Requirement: Copy out the data exactly, leaving the pictures behind.

-- Begin Source material --

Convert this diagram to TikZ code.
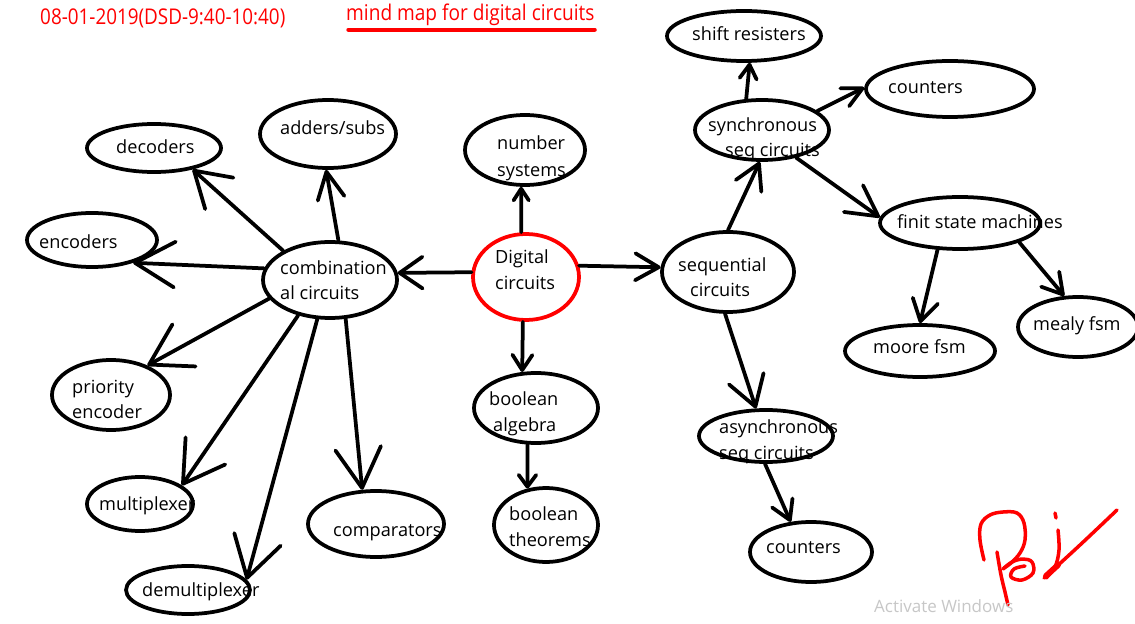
\documentclass[tikz,border=0pt]{standalone}
\usepackage{fontspec}
\setmainfont{Open Sans}
\usetikzlibrary{shapes.geometric,arrows.meta}
\tikzset{
  el/.style 2 args={draw, ellipse, line width=3.2pt, inner sep=0pt, minimum width=#1*0.06cm, minimum height=#2*0.06cm},
  lbl/.style={font=\fontsize{15.5}{18}\selectfont, anchor=west, inner sep=0pt, text height=1.5ex, text depth=0.25ex, yshift=-2.6pt},
  ah/.style 2 args={line width=3.2pt, line cap=round, line join=round, -{Straight Barb[length=#1pt, width=#2pt, round]}},
  sig/.style={red, line width=3pt, line cap=round, line join=round},
}
\begin{document}
\begin{tikzpicture}[x=0.03cm, y=-0.03cm]
\useasboundingbox[fill=white] (0,0) rectangle (1135,624);
% title
\node[anchor=west, inner sep=0pt, text=red] (date) at (40,18) {\scalebox{0.87}[1]{\fontsize{18.5}{22}\selectfont 08-01-2019(DSD-9:40-10:40)}};
\node[anchor=west, inner sep=0pt, text=red] (head) at (346,15) {\scalebox{0.88}[1]{\fontsize{18.5}{22}\selectfont mind map for digital circuits}};
\draw[red, line width=3.4pt, line cap=round] ([xshift=2pt,yshift=-3pt]head.south west) -- ([yshift=-3pt]head.south east);
% ellipses
\node[el={53}{43}, draw=red] (dig) at (526,277) {};
\node[el={60}{35}] (num) at (525,150) {};
\node[el={67}{38}] (comb) at (330,280) {};
\node[el={68}{34}] (add) at (328,134) {};
\node[el={67}{24}] (dec) at (154,148) {};
\node[el={65}{27}] (enc) at (92,240) {};
\node[el={59}{35}] (pri) at (111,395) {};
\node[el={53}{27}] (mux) at (140,504) {};
\node[el={62}{24}] (demux) at (188,590) {};
\node[el={68}{33}] (comp) at (376,524) {};
\node[el={62}{35}] (ba) at (536,408) {};
\node[el={52}{37}] (bt) at (546,525) {};
\node[el={66}{40}] (seq) at (728,272) {};
\node[el={67}{30}] (sync) at (762,130) {};
\node[el={77}{25}] (shift) at (744,36) {};
\node[el={84}{28}] (cntA) at (950,89) {};
\node[el={80}{26}] (fsm) at (960,223) {};
\node[el={75}{26}] (moore) at (920,351) {};
\node[el={60}{30}] (mealy) at (1078,327) {};
\node[el={67}{26}] (async) at (766,436) {};
\node[el={61}{30}] (cntB) at (811,552) {};
% labels
\node[lbl] (tdec) at (116,147) {decoders};
\node[lbl] (tadd) at (280,128) {adders/subs};
\node[lbl] (tenc) at (39,242) {encoders};
\node[lbl] (tcomb1) at (280,268) {combination};
\node[lbl] (tcomb2) at (280,293) {al circuits};
\node[lbl] (tpri1) at (72,387) {priority};
\node[lbl] (tpri2) at (72,412) {encoder};
\node[lbl] (tmux) at (99,504) {multiplexer};
\node[lbl] (tdemux) at (142,590) {demultiplexer};
\node[lbl] (tcomp) at (333,530) {comparators};
\node[lbl] (tnum1) at (497,143) {number};
\node[lbl] (tnum2) at (497,170) {systems};
\node[lbl] (tdig1) at (495,257) {Digital};
\node[lbl] (tdig2) at (495,283) {circuits};
\node[lbl] (tseq1) at (678,265) {sequential};
\node[lbl] (tseq2) at (690,290) {circuits};
\node[lbl] (tsync1) at (708,125) {synchronous};
\node[lbl] (tsync2) at (725,150) {seq circuits};
\node[lbl] (tshift) at (692,34) {shift resisters};
\node[lbl] (tcntA) at (888,87) {counters};
\node[lbl] (tfsm) at (897,222) {finit state machines};
\node[lbl] (tmoore) at (873,347) {moore fsm};
\node[lbl] (tmealy) at (1033,324) {mealy fsm};
\node[lbl] (tba1) at (489,399) {boolean};
\node[lbl] (tba2) at (493,425) {algebra};
\node[lbl] (tbt1) at (509,514) {boolean};
\node[lbl] (tbt2) at (509,540) {theorems};
\node[lbl] (tas1) at (719,427) {asynchronous};
\node[lbl] (tas2) at (719,453) {seq circuits};
\node[lbl] (tcntB) at (766,547) {counters};
% connectors
\draw[ah={10}{13}] (dig.96) -- (num.264);
\draw[ah={19.5}{27}] (dig.175) -- (comb.6);
\draw[ah={20}{23}] (dig.12) -- (seq.176);
\draw[ah={13}{17}] (dig.266) -- (ba.111);
\draw[ah={10}{15}] (ba.257) -- (bt.117);
\draw[ah={23}{23}] (comb.78) -- (add.267);
\draw[ah={29}{36}] (comb.148) -- (dec.331);
\draw[ah={34}{39}] (comb.170) -- (enc.331);
\draw[ah={34}{41}] (comb.197) -- (pri.39);
\draw[ah={34}{41}] (comb.228) -- (mux.24);
\draw[ah={34}{41}] (comb.252) -- (demux.10);
\draw[ah={34}{39}] (comb.292) -- (comp.112);
\draw[ah={21}{24}] (seq.90) -- (sync.266);
\draw[ah={12}{14.5}] (sync.117) -- (shift.282);
\draw[ah={17}{17}] (sync.19) -- (cntA.179);
\draw[ah={26}{28}] (sync.321) -- (fsm.176);
\draw[ah={18}{22}] (fsm.230) -- (moore.90);
\draw[ah={17}{20}] (fsm.342) -- (mealy.114);
\draw[ah={25}{31}] (seq.266) -- (async.110);
\draw[ah={16}{19}] (async.268) -- (cntB.124);
% signature
\draw[sig] plot[smooth, tension=0.6] coordinates {(984,560) (980,540) (981,524) (990,515) (1003,512) (1017,513) (1024,523) (1025,540) (1020,553) (1011,563) (1004,568)};
\draw[sig] plot[smooth, tension=0.6] coordinates {(997,552) (1001,575) (1005,592) (1008,605)};
\draw[sig] plot[smooth, tension=0.6] coordinates {(1003,569) (1012,562) (1023,559) (1032,562) (1033,573) (1022,580) (1011,577) (1014,569) (1025,566)};
\draw[sig] (1055,513) -- (1056,518);
\draw[sig] plot[smooth, tension=0.6] coordinates {(1058,530) (1059,550) (1055,567) (1046,578)};
\draw[sig] plot[smooth, tension=0.6] coordinates {(1044,578) (1080,545) (1117,510)};
\draw[sig, line width=5pt] (1046,576) -- (1058,565);
% watermark
\node[anchor=west, inner sep=0pt, text=black!22, font=\fontsize{14.5}{17}\selectfont] (win) at (874,606) {Activate Windows};
\end{tikzpicture}
\end{document}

-- End Source material --

Result of the task:
Convert this diagram to TikZ code.
\documentclass[tikz,border=0pt]{standalone}
\usepackage{fontspec}
\setmainfont{Open Sans}
\usetikzlibrary{shapes.geometric,arrows.meta}
\tikzset{
  el/.style 2 args={draw, ellipse, line width=3.2pt, inner sep=0pt, minimum width=#1*0.06cm, minimum height=#2*0.06cm},
  lbl/.style={font=\fontsize{15.5}{18}\selectfont, anchor=west, inner sep=0pt, text height=1.5ex, text depth=0.25ex, yshift=-2.6pt},
  ah/.style 2 args={line width=3.2pt, line cap=round, line join=round, -{Straight Barb[length=#1pt, width=#2pt, round]}},
  sig/.style={red, line width=3pt, line cap=round, line join=round},
}
\begin{document}
\begin{tikzpicture}[x=0.03cm, y=-0.03cm]
\useasboundingbox[fill=white] (0,0) rectangle (1135,624);
% title
\node[anchor=west, inner sep=0pt, text=red] (date) at (40,18) {\scalebox{0.87}[1]{\fontsize{18.5}{22}\selectfont 08-01-2019(DSD-9:40-10:40)}};
\node[anchor=west, inner sep=0pt, text=red] (head) at (346,15) {\scalebox{0.88}[1]{\fontsize{18.5}{22}\selectfont mind map for digital circuits}};
\draw[red, line width=3.4pt, line cap=round] ([xshift=2pt,yshift=-3pt]head.south west) -- ([yshift=-3pt]head.south east);
% ellipses
\node[el={53}{43}, draw=red] (dig) at (526,277) {};
\node[el={60}{35}] (num) at (525,150) {};
\node[el={67}{38}] (comb) at (330,280) {};
\node[el={68}{34}] (add) at (328,134) {};
\node[el={67}{24}] (dec) at (154,148) {};
\node[el={65}{27}] (enc) at (92,240) {};
\node[el={59}{35}] (pri) at (111,395) {};
\node[el={53}{27}] (mux) at (140,504) {};
\node[el={62}{24}] (demux) at (188,590) {};
\node[el={68}{33}] (comp) at (376,524) {};
\node[el={62}{35}] (ba) at (536,408) {};
\node[el={52}{37}] (bt) at (546,525) {};
\node[el={66}{40}] (seq) at (728,272) {};
\node[el={67}{30}] (sync) at (762,130) {};
\node[el={77}{25}] (shift) at (744,36) {};
\node[el={84}{28}] (cntA) at (950,89) {};
\node[el={80}{26}] (fsm) at (960,223) {};
\node[el={75}{26}] (moore) at (920,351) {};
\node[el={60}{30}] (mealy) at (1078,327) {};
\node[el={67}{26}] (async) at (766,436) {};
\node[el={61}{30}] (cntB) at (811,552) {};
% labels
\node[lbl] (tdec) at (116,147) {decoders};
\node[lbl] (tadd) at (280,128) {adders/subs};
\node[lbl] (tenc) at (39,242) {encoders};
\node[lbl] (tcomb1) at (280,268) {combination};
\node[lbl] (tcomb2) at (280,293) {al circuits};
\node[lbl] (tpri1) at (72,387) {priority};
\node[lbl] (tpri2) at (72,412) {encoder};
\node[lbl] (tmux) at (99,504) {multiplexer};
\node[lbl] (tdemux) at (142,590) {demultiplexer};
\node[lbl] (tcomp) at (333,530) {comparators};
\node[lbl] (tnum1) at (497,143) {number};
\node[lbl] (tnum2) at (497,170) {systems};
\node[lbl] (tdig1) at (495,257) {Digital};
\node[lbl] (tdig2) at (495,283) {circuits};
\node[lbl] (tseq1) at (678,265) {sequential};
\node[lbl] (tseq2) at (690,290) {circuits};
\node[lbl] (tsync1) at (708,125) {synchronous};
\node[lbl] (tsync2) at (725,150) {seq circuits};
\node[lbl] (tshift) at (692,34) {shift resisters};
\node[lbl] (tcntA) at (888,87) {counters};
\node[lbl] (tfsm) at (897,222) {finit state machines};
\node[lbl] (tmoore) at (873,347) {moore fsm};
\node[lbl] (tmealy) at (1033,324) {mealy fsm};
\node[lbl] (tba1) at (489,399) {boolean};
\node[lbl] (tba2) at (493,425) {algebra};
\node[lbl] (tbt1) at (509,514) {boolean};
\node[lbl] (tbt2) at (509,540) {theorems};
\node[lbl] (tas1) at (719,427) {asynchronous};
\node[lbl] (tas2) at (719,453) {seq circuits};
\node[lbl] (tcntB) at (766,547) {counters};
% connectors
\draw[ah={10}{13}] (dig.96) -- (num.264);
\draw[ah={19.5}{27}] (dig.175) -- (comb.6);
\draw[ah={20}{23}] (dig.12) -- (seq.176);
\draw[ah={13}{17}] (dig.266) -- (ba.111);
\draw[ah={10}{15}] (ba.257) -- (bt.117);
\draw[ah={23}{23}] (comb.78) -- (add.267);
\draw[ah={29}{36}] (comb.148) -- (dec.331);
\draw[ah={34}{39}] (comb.170) -- (enc.331);
\draw[ah={34}{41}] (comb.197) -- (pri.39);
\draw[ah={34}{41}] (comb.228) -- (mux.24);
\draw[ah={34}{41}] (comb.252) -- (demux.10);
\draw[ah={34}{39}] (comb.292) -- (comp.112);
\draw[ah={21}{24}] (seq.90) -- (sync.266);
\draw[ah={12}{14.5}] (sync.117) -- (shift.282);
\draw[ah={17}{17}] (sync.19) -- (cntA.179);
\draw[ah={26}{28}] (sync.321) -- (fsm.176);
\draw[ah={18}{22}] (fsm.230) -- (moore.90);
\draw[ah={17}{20}] (fsm.342) -- (mealy.114);
\draw[ah={25}{31}] (seq.266) -- (async.110);
\draw[ah={16}{19}] (async.268) -- (cntB.124);
% signature
\draw[sig] plot[smooth, tension=0.6] coordinates {(984,560) (980,540) (981,524) (990,515) (1003,512) (1017,513) (1024,523) (1025,540) (1020,553) (1011,563) (1004,568)};
\draw[sig] plot[smooth, tension=0.6] coordinates {(997,552) (1001,575) (1005,592) (1008,605)};
\draw[sig] plot[smooth, tension=0.6] coordinates {(1003,569) (1012,562) (1023,559) (1032,562) (1033,573) (1022,580) (1011,577) (1014,569) (1025,566)};
\draw[sig] (1055,513) -- (1056,518);
\draw[sig] plot[smooth, tension=0.6] coordinates {(1058,530) (1059,550) (1055,567) (1046,578)};
\draw[sig] plot[smooth, tension=0.6] coordinates {(1044,578) (1080,545) (1117,510)};
\draw[sig, line width=5pt] (1046,576) -- (1058,565);
% watermark
\node[anchor=west, inner sep=0pt, text=black!22, font=\fontsize{14.5}{17}\selectfont] (win) at (874,606) {Activate Windows};
\end{tikzpicture}
\end{document}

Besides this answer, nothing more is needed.